Exercise: Quote every line of the data below as it stands, omitting pictures.

Data provided:
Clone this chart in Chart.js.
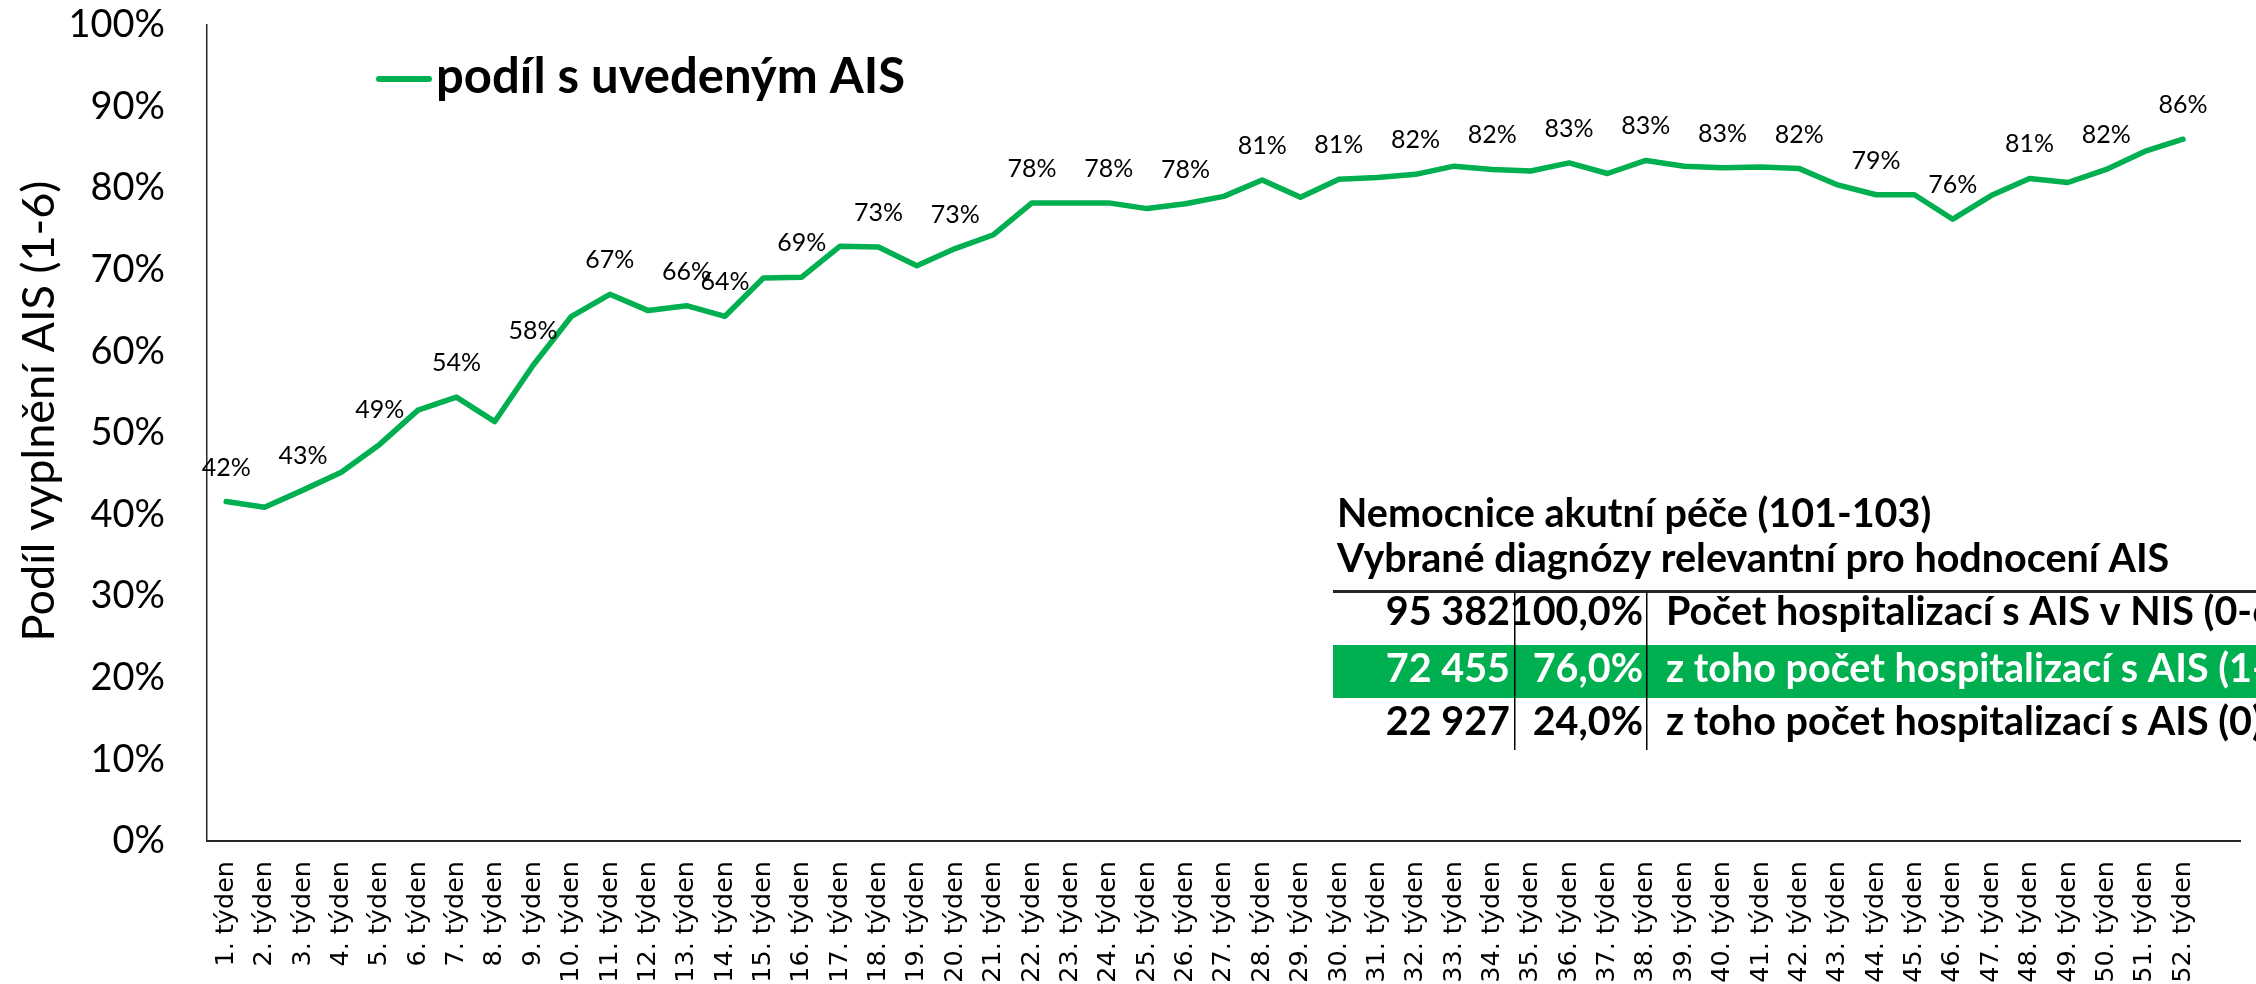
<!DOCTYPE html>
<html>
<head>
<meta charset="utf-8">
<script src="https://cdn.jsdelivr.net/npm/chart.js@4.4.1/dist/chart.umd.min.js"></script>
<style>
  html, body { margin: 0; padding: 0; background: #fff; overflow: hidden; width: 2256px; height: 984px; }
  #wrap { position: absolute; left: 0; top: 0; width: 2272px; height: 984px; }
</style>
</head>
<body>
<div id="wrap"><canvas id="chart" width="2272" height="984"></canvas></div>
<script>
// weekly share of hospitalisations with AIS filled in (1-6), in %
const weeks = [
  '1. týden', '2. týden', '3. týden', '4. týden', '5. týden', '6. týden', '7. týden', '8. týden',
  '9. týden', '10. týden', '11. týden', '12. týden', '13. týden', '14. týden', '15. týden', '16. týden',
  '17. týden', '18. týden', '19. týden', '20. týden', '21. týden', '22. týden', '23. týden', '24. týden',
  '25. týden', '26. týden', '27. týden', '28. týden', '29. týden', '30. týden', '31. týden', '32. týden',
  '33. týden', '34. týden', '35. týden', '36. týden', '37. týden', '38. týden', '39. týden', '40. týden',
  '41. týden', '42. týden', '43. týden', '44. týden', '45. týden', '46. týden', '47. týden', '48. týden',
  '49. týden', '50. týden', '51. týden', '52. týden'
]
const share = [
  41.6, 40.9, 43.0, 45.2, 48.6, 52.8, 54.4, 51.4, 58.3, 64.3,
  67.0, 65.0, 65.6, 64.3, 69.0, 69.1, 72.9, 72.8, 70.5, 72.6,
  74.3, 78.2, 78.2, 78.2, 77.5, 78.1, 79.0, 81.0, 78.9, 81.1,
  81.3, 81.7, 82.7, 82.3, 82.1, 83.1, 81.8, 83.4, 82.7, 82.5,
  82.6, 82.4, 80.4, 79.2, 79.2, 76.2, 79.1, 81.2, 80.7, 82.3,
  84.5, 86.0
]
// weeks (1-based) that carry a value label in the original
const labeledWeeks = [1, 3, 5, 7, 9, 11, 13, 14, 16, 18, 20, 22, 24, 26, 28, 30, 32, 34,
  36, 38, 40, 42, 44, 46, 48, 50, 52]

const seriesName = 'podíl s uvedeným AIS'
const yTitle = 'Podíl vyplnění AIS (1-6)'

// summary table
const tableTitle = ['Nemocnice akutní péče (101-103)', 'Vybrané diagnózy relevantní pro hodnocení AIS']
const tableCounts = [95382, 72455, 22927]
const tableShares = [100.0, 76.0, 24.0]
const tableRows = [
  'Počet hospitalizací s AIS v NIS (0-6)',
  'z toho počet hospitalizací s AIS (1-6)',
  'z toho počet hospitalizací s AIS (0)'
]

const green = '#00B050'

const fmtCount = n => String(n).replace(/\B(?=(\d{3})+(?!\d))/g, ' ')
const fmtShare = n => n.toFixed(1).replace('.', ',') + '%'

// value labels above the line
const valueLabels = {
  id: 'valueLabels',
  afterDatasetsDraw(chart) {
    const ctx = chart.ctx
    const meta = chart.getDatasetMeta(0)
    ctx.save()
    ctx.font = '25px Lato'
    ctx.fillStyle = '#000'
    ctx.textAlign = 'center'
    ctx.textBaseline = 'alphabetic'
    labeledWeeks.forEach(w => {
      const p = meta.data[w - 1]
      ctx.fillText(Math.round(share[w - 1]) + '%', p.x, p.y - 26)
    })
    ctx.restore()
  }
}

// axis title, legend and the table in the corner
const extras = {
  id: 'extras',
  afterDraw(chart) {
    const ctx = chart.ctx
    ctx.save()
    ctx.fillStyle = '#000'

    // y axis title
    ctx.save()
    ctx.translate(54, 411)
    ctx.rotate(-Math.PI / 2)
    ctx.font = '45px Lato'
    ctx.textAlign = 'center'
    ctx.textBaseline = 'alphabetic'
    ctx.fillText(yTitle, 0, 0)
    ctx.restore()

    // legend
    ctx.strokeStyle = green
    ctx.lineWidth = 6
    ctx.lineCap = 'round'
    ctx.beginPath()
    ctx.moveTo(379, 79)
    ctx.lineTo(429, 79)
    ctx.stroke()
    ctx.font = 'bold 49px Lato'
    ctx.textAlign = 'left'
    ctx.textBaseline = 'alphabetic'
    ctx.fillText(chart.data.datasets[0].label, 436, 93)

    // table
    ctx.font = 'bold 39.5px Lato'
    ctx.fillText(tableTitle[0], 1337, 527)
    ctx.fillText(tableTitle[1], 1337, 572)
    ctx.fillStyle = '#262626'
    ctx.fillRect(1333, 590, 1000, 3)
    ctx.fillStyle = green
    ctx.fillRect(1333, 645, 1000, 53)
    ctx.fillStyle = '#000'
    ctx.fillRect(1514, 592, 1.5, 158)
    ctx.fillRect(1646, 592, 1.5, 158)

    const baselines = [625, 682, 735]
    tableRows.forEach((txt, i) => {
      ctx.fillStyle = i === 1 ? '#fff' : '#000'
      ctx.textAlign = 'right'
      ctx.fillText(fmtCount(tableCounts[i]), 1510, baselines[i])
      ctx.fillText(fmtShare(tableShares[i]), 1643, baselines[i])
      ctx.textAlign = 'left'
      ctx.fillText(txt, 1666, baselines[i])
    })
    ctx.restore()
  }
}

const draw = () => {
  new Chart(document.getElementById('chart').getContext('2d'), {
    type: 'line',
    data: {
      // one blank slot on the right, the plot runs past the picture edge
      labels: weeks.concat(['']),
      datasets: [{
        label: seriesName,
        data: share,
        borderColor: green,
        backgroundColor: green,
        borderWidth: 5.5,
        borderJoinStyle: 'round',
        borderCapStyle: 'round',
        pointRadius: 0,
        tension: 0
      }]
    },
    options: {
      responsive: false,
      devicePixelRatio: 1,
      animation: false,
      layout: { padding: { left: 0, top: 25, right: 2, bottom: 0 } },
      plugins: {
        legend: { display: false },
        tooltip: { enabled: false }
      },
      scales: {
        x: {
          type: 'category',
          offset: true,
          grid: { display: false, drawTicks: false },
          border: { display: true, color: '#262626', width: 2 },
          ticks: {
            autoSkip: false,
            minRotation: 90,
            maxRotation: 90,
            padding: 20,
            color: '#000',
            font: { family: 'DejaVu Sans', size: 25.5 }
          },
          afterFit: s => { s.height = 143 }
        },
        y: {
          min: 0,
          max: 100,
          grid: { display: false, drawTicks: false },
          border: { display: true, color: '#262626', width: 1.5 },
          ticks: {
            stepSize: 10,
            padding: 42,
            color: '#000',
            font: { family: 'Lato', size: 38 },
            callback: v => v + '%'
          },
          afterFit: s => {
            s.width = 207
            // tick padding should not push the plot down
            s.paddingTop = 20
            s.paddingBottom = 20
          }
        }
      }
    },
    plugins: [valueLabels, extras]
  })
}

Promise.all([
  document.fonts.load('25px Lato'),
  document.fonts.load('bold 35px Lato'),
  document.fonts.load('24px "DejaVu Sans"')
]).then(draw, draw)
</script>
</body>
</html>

Right answer:
Clone this chart in Chart.js.
<!DOCTYPE html>
<html>
<head>
<meta charset="utf-8">
<script src="https://cdn.jsdelivr.net/npm/chart.js@4.4.1/dist/chart.umd.min.js"></script>
<style>
  html, body { margin: 0; padding: 0; background: #fff; overflow: hidden; width: 2256px; height: 984px; }
  #wrap { position: absolute; left: 0; top: 0; width: 2272px; height: 984px; }
</style>
</head>
<body>
<div id="wrap"><canvas id="chart" width="2272" height="984"></canvas></div>
<script>
// weekly share of hospitalisations with AIS filled in (1-6), in %
const weeks = [
  '1. týden', '2. týden', '3. týden', '4. týden', '5. týden', '6. týden', '7. týden', '8. týden',
  '9. týden', '10. týden', '11. týden', '12. týden', '13. týden', '14. týden', '15. týden', '16. týden',
  '17. týden', '18. týden', '19. týden', '20. týden', '21. týden', '22. týden', '23. týden', '24. týden',
  '25. týden', '26. týden', '27. týden', '28. týden', '29. týden', '30. týden', '31. týden', '32. týden',
  '33. týden', '34. týden', '35. týden', '36. týden', '37. týden', '38. týden', '39. týden', '40. týden',
  '41. týden', '42. týden', '43. týden', '44. týden', '45. týden', '46. týden', '47. týden', '48. týden',
  '49. týden', '50. týden', '51. týden', '52. týden'
]
const share = [
  41.6, 40.9, 43.0, 45.2, 48.6, 52.8, 54.4, 51.4, 58.3, 64.3,
  67.0, 65.0, 65.6, 64.3, 69.0, 69.1, 72.9, 72.8, 70.5, 72.6,
  74.3, 78.2, 78.2, 78.2, 77.5, 78.1, 79.0, 81.0, 78.9, 81.1,
  81.3, 81.7, 82.7, 82.3, 82.1, 83.1, 81.8, 83.4, 82.7, 82.5,
  82.6, 82.4, 80.4, 79.2, 79.2, 76.2, 79.1, 81.2, 80.7, 82.3,
  84.5, 86.0
]
// weeks (1-based) that carry a value label in the original
const labeledWeeks = [1, 3, 5, 7, 9, 11, 13, 14, 16, 18, 20, 22, 24, 26, 28, 30, 32, 34,
  36, 38, 40, 42, 44, 46, 48, 50, 52]

const seriesName = 'podíl s uvedeným AIS'
const yTitle = 'Podíl vyplnění AIS (1-6)'

// summary table
const tableTitle = ['Nemocnice akutní péče (101-103)', 'Vybrané diagnózy relevantní pro hodnocení AIS']
const tableCounts = [95382, 72455, 22927]
const tableShares = [100.0, 76.0, 24.0]
const tableRows = [
  'Počet hospitalizací s AIS v NIS (0-6)',
  'z toho počet hospitalizací s AIS (1-6)',
  'z toho počet hospitalizací s AIS (0)'
]

const green = '#00B050'

const fmtCount = n => String(n).replace(/\B(?=(\d{3})+(?!\d))/g, ' ')
const fmtShare = n => n.toFixed(1).replace('.', ',') + '%'

// value labels above the line
const valueLabels = {
  id: 'valueLabels',
  afterDatasetsDraw(chart) {
    const ctx = chart.ctx
    const meta = chart.getDatasetMeta(0)
    ctx.save()
    ctx.font = '25px Lato'
    ctx.fillStyle = '#000'
    ctx.textAlign = 'center'
    ctx.textBaseline = 'alphabetic'
    labeledWeeks.forEach(w => {
      const p = meta.data[w - 1]
      ctx.fillText(Math.round(share[w - 1]) + '%', p.x, p.y - 26)
    })
    ctx.restore()
  }
}

// axis title, legend and the table in the corner
const extras = {
  id: 'extras',
  afterDraw(chart) {
    const ctx = chart.ctx
    ctx.save()
    ctx.fillStyle = '#000'

    // y axis title
    ctx.save()
    ctx.translate(54, 411)
    ctx.rotate(-Math.PI / 2)
    ctx.font = '45px Lato'
    ctx.textAlign = 'center'
    ctx.textBaseline = 'alphabetic'
    ctx.fillText(yTitle, 0, 0)
    ctx.restore()

    // legend
    ctx.strokeStyle = green
    ctx.lineWidth = 6
    ctx.lineCap = 'round'
    ctx.beginPath()
    ctx.moveTo(379, 79)
    ctx.lineTo(429, 79)
    ctx.stroke()
    ctx.font = 'bold 49px Lato'
    ctx.textAlign = 'left'
    ctx.textBaseline = 'alphabetic'
    ctx.fillText(chart.data.datasets[0].label, 436, 93)

    // table
    ctx.font = 'bold 39.5px Lato'
    ctx.fillText(tableTitle[0], 1337, 527)
    ctx.fillText(tableTitle[1], 1337, 572)
    ctx.fillStyle = '#262626'
    ctx.fillRect(1333, 590, 1000, 3)
    ctx.fillStyle = green
    ctx.fillRect(1333, 645, 1000, 53)
    ctx.fillStyle = '#000'
    ctx.fillRect(1514, 592, 1.5, 158)
    ctx.fillRect(1646, 592, 1.5, 158)

    const baselines = [625, 682, 735]
    tableRows.forEach((txt, i) => {
      ctx.fillStyle = i === 1 ? '#fff' : '#000'
      ctx.textAlign = 'right'
      ctx.fillText(fmtCount(tableCounts[i]), 1510, baselines[i])
      ctx.fillText(fmtShare(tableShares[i]), 1643, baselines[i])
      ctx.textAlign = 'left'
      ctx.fillText(txt, 1666, baselines[i])
    })
    ctx.restore()
  }
}

const draw = () => {
  new Chart(document.getElementById('chart').getContext('2d'), {
    type: 'line',
    data: {
      // one blank slot on the right, the plot runs past the picture edge
      labels: weeks.concat(['']),
      datasets: [{
        label: seriesName,
        data: share,
        borderColor: green,
        backgroundColor: green,
        borderWidth: 5.5,
        borderJoinStyle: 'round',
        borderCapStyle: 'round',
        pointRadius: 0,
        tension: 0
      }]
    },
    options: {
      responsive: false,
      devicePixelRatio: 1,
      animation: false,
      layout: { padding: { left: 0, top: 25, right: 2, bottom: 0 } },
      plugins: {
        legend: { display: false },
        tooltip: { enabled: false }
      },
      scales: {
        x: {
          type: 'category',
          offset: true,
          grid: { display: false, drawTicks: false },
          border: { display: true, color: '#262626', width: 2 },
          ticks: {
            autoSkip: false,
            minRotation: 90,
            maxRotation: 90,
            padding: 20,
            color: '#000',
            font: { family: 'DejaVu Sans', size: 25.5 }
          },
          afterFit: s => { s.height = 143 }
        },
        y: {
          min: 0,
          max: 100,
          grid: { display: false, drawTicks: false },
          border: { display: true, color: '#262626', width: 1.5 },
          ticks: {
            stepSize: 10,
            padding: 42,
            color: '#000',
            font: { family: 'Lato', size: 38 },
            callback: v => v + '%'
          },
          afterFit: s => {
            s.width = 207
            // tick padding should not push the plot down
            s.paddingTop = 20
            s.paddingBottom = 20
          }
        }
      }
    },
    plugins: [valueLabels, extras]
  })
}

Promise.all([
  document.fonts.load('25px Lato'),
  document.fonts.load('bold 35px Lato'),
  document.fonts.load('24px "DejaVu Sans"')
]).then(draw, draw)
</script>
</body>
</html>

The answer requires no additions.